You also don’t have to test every year. However, it’s a good idea when gardening in a new area, every few years in high-production beds, or whenever you’re not getting good growth results.
2.) If the soil-test report says your soil is lacking one or more nutrients, try to find a product that best matches what you need.
And add only the amount needed. Excess fertilizer can burn plants or pollute ground water, while out-of-whack breakdowns can be counter-productive to good plant growth.
Broadcast the recommended fertilizer in the recommended amount over the soil surface or water it in as opposed to disturbing the soil by digging it in.
3.) If you’re going to need fertilizer, it’s more likely to be in a vegetable garden, annual-flower bed, or similar situation where you’re doing a “high volume of growth and removal” every year.
Plants growing in containers are the most needy of all since they’re usually growing in soilless mixes and losing nutrients to leaching from all of the watering.
4.) Compost is a good source of nutrients, and applying a light layer of it over the soil surface each year (“top-dressing”) is probably all you need, especially in perennial gardens.
As for timing, early spring is one generally good time so that the fertilizer nutrients are in place in the root zone for when most plants hit peak growth.
Any time plants are actively growing is generally OK, too… if the extra nutrition is needed.
A not-so-good time to fertilize is when plants are dormant, going dormant, or in slow-growth mode.
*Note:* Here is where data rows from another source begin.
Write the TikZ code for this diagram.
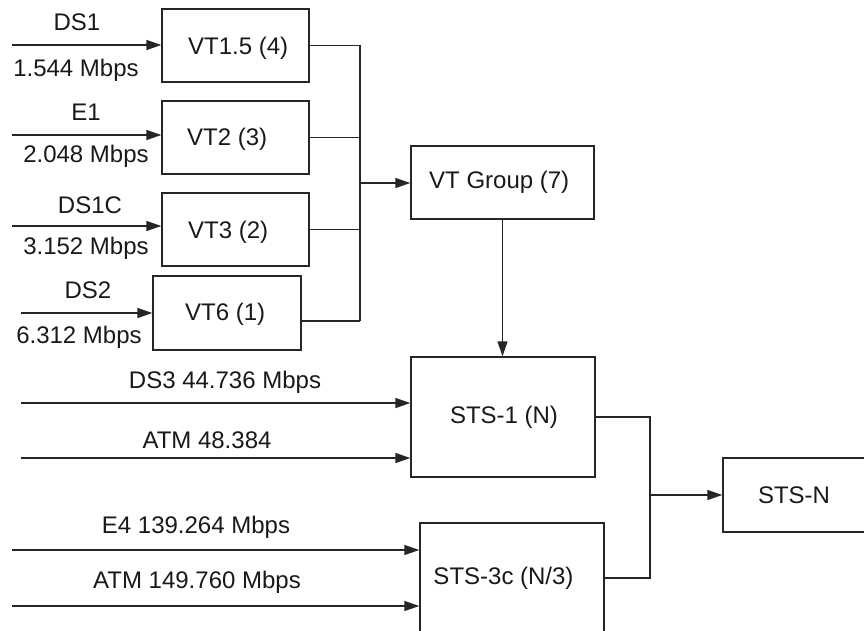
\documentclass[tikz,border=0pt]{standalone}
\usepackage{fontspec}
\setmainfont{Liberation Sans}
\usetikzlibrary{arrows.meta}
\begin{document}
\begin{tikzpicture}[x=1pt,y=-1pt,
  box/.style={draw=black!85,line width=1.4pt,rectangle,inner sep=0pt},
  lbl/.style={inner sep=0pt,font=\fontsize{24}{28}\selectfont,text=black!90},
  conn/.style={draw=black!85,line width=1.4pt},
  arr/.style={conn,-{Triangle[length=15pt,width=10pt]}}]
\useasboundingbox (0,0) rectangle (864,630);
\clip (0,0) rectangle (864,630);
% boxes
\node[box,minimum width=147pt,minimum height=73pt] (vt15) at (235.5,45.5) {};
\node[box,minimum width=147pt,minimum height=73pt] (vt2) at (235.5,137.5) {};
\node[box,minimum width=147pt,minimum height=73pt] (vt3) at (235.5,229.5) {};
\node[box,minimum width=148pt,minimum height=74pt] (vt6) at (227,313) {};
\node[box,minimum width=183pt,minimum height=73pt] (vtg) at (502.5,182.5) {};
\node[box,minimum width=184pt,minimum height=120pt] (sts1) at (503,417) {};
\node[box,minimum width=184pt,minimum height=137pt] (sts3) at (512,591.5) {};
\node[box,minimum width=147pt,minimum height=74pt] (stsn) at (796.5,495) {};
% box texts
\node[lbl,anchor=west] (tvt15) at (188,48) {VT1.5 (4)};
\node[lbl,anchor=west] (tvt2) at (187,139) {VT2 (3)};
\node[lbl,anchor=west] (tvt3) at (188,232) {VT3 (2)};
\node[lbl,anchor=west] (tvt6) at (185,314) {VT6 (1)};
\node[lbl,anchor=west] (tvtg) at (429,182) {VT Group (7)};
\node[lbl] (tsts1) at (504,417) {STS-1 (N)};
\node[lbl] (tsts3) at (503.5,578) {STS-3c (N/3)};
\node[lbl] (tstsn) at (794,495) {STS-N};
% input arrows
\coordinate (ids1) at (12,45);
\coordinate (ie1) at (12,135);
\coordinate (ids1c) at (12,226);
\coordinate (ids2) at (21,313);
\coordinate (ids3) at (21,403);
\coordinate (iatm1) at (21,458);
\coordinate (ie4) at (12,550);
\coordinate (iatm2) at (12,606);
\draw[arr] (ids1) -- (ids1 -| vt15.west);
\draw[arr] (ie1) -- (ie1 -| vt2.west);
\draw[arr] (ids1c) -- (ids1c -| vt3.west);
\draw[arr] (ids2) -- (ids2 -| vt6.west);
\draw[arr] (ids3) -- (ids3 -| sts1.west);
\draw[arr] (iatm1) -- (iatm1 -| sts1.west);
\draw[arr] (ie4) -- (ie4 -| sts3.west);
\draw[arr] (iatm2) -- (iatm2 -| sts3.west);
% input labels
\node[lbl] (lds1) at (77,22) {DS1};
\node[lbl] (rds1) at (76,70) {1.544 Mbps};
\node[lbl] (le1) at (86,112) {E1};
\node[lbl] (re1) at (86,156) {2.048 Mbps};
\node[lbl] (lds1c) at (90,205) {DS1C};
\node[lbl] (rds1c) at (86,248) {3.152 Mbps};
\node[lbl] (lds2) at (88,290) {DS2};
\node[lbl] (rds2) at (79,337) {6.312 Mbps};
\node[lbl] (lds3) at (225,382) {DS3 44.736 Mbps};
\node[lbl] (latm1) at (207,440) {ATM 48.384};
\node[lbl] (le4) at (196,527) {E4 139.264 Mbps};
\node[lbl] (latm2) at (197,582) {ATM 149.760 Mbps};
% VT bus
\coordinate (bbot) at (360,321);
\coordinate (bmid) at (360,183);
\draw[conn] (vt15.east) -| (bbot);
\draw[conn] (vt2.east) -- (vt2.east -| bbot);
\draw[conn] (vt3.east) -- (vt3.east -| bbot);
\draw[conn] (vt6.east |- bbot) -- (bbot);
\draw[arr] (bmid) -- (bmid -| vtg.west);
% VT group to STS-1
\draw[arr] (vtg.south) -- (vtg.south |- sts1.north);
% STS bus
\coordinate (jb) at (650,578);
\coordinate (jm) at (650,495);
\draw[conn] (sts1.east) -| (jb) -- (jb -| sts3.east);
\draw[arr] (jm) -- (jm -| stsn.west);
\end{tikzpicture}
\end{document}
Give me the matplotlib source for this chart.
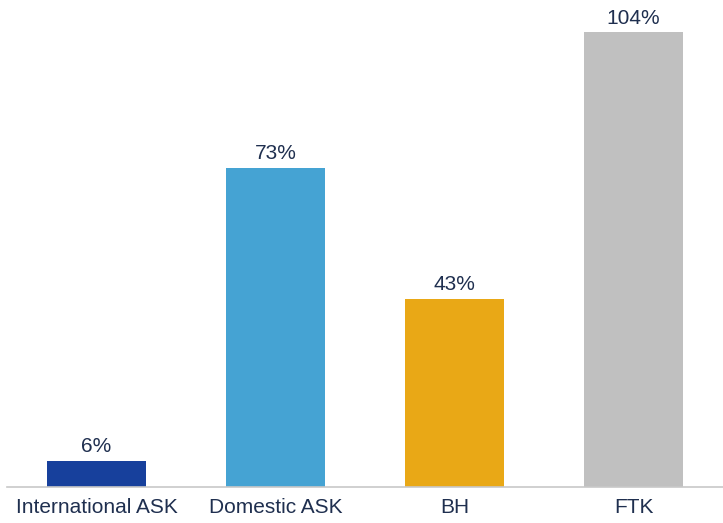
#!/usr/bin/env python3
"""growth_bars.py"""

import matplotlib.pyplot as plt
import numpy as np

categories = ["International ASK", "Domestic ASK", "BH", "FTK"]
values = [6, 73, 43, 104]
colors = ["#17409c", "#45a3d3", "#e9a816", "#c0c0c0"]

TEXT = "#1f2f4f"


def plot(ax):
    x = np.arange(len(categories))
    bars = ax.bar(x, values, width=0.555, color=colors)
    for b, v in zip(bars, values):
        ax.text(b.get_x() + b.get_width() / 2, v + 1.0, f"{v}%",
                ha="center", va="bottom", fontsize=15, color=TEXT)

    ax.set_xlim(-0.5, 3.5)
    ax.set_ylim(0, 111.3)
    ax.set_xticks(x)
    ax.set_xticklabels(categories, fontsize=15, color=TEXT)
    ax.tick_params(axis="x", length=0, pad=8)
    ax.set_yticks([])
    for s in ["top", "right", "left"]:
        ax.spines[s].set_visible(False)
    ax.spines["bottom"].set_color("#c8c8c8")
    ax.spines["bottom"].set_linewidth(1.2)


def main():
    plt.rcParams["font.family"] = ["Liberation Sans", "DejaVu Sans"]
    fig = plt.figure(figsize=(7.23, 5.23), dpi=100)
    ax = fig.add_axes([7 / 723, 36 / 523, 716 / 723, 487 / 523])
    plot(ax)
    fig.savefig("out.png", dpi=100)


if __name__ == "__main__":
    main()
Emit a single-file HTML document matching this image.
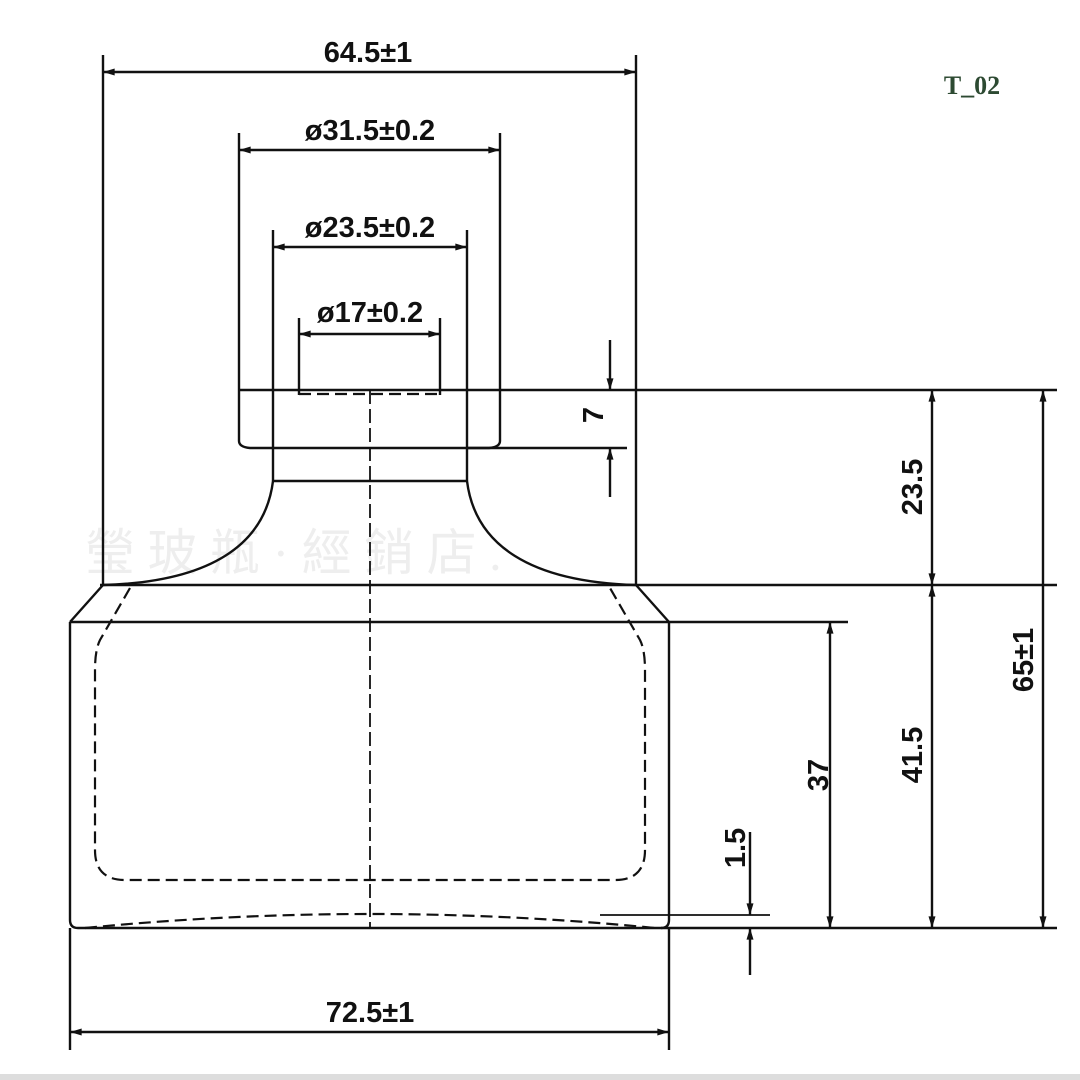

Examples are spring bulbs after they’ve died back for the season, lawns and landscape plants that are trying to survive a hot, dry spell in summer, and houseplants during the dark days of winter.
Never fertilize frozen soil when the risk is high that the product will run off before it’s absorbed.
Except for plants in pots and baskets and maybe roses, now is usually a time when you can put the fertilizer bags away.
Roses are heavy feeders and usually benefit from monthly fertilizer through early August. Then knock it off for the year.
Established trees, shrubs, and evergreens generally get all the nutrition they need from the soil and seldom need supplemental fertilizer at all.
Landscape beds of flowering shrubs and perennial flowers usually do fine with just a spring shot of organic or long-acting granular fertilizer – if even that. They shouldn’t need anything beyond that in summer.
Lawns are best fertilized in spring and at the end of summer. Definitely do not fertilize them when the grass is brown or showing signs of heat/drought stress (wilting, yellow tips, blades turning yellow-green from darker dark green).
Read more on Pennsylvania’s new lawn-fertilizer rules that limit what can be applied when
If you take away only one thing from all of this, remember that plants need enough nutrients.
In other words, more is not better. Even some is not better if your soil already is nutritious enough.
Adding more fertilizer than needed is wasteful, possibly polluting, and is one of the few gardening jobs that you might be able to skip and save yourself a few dollars.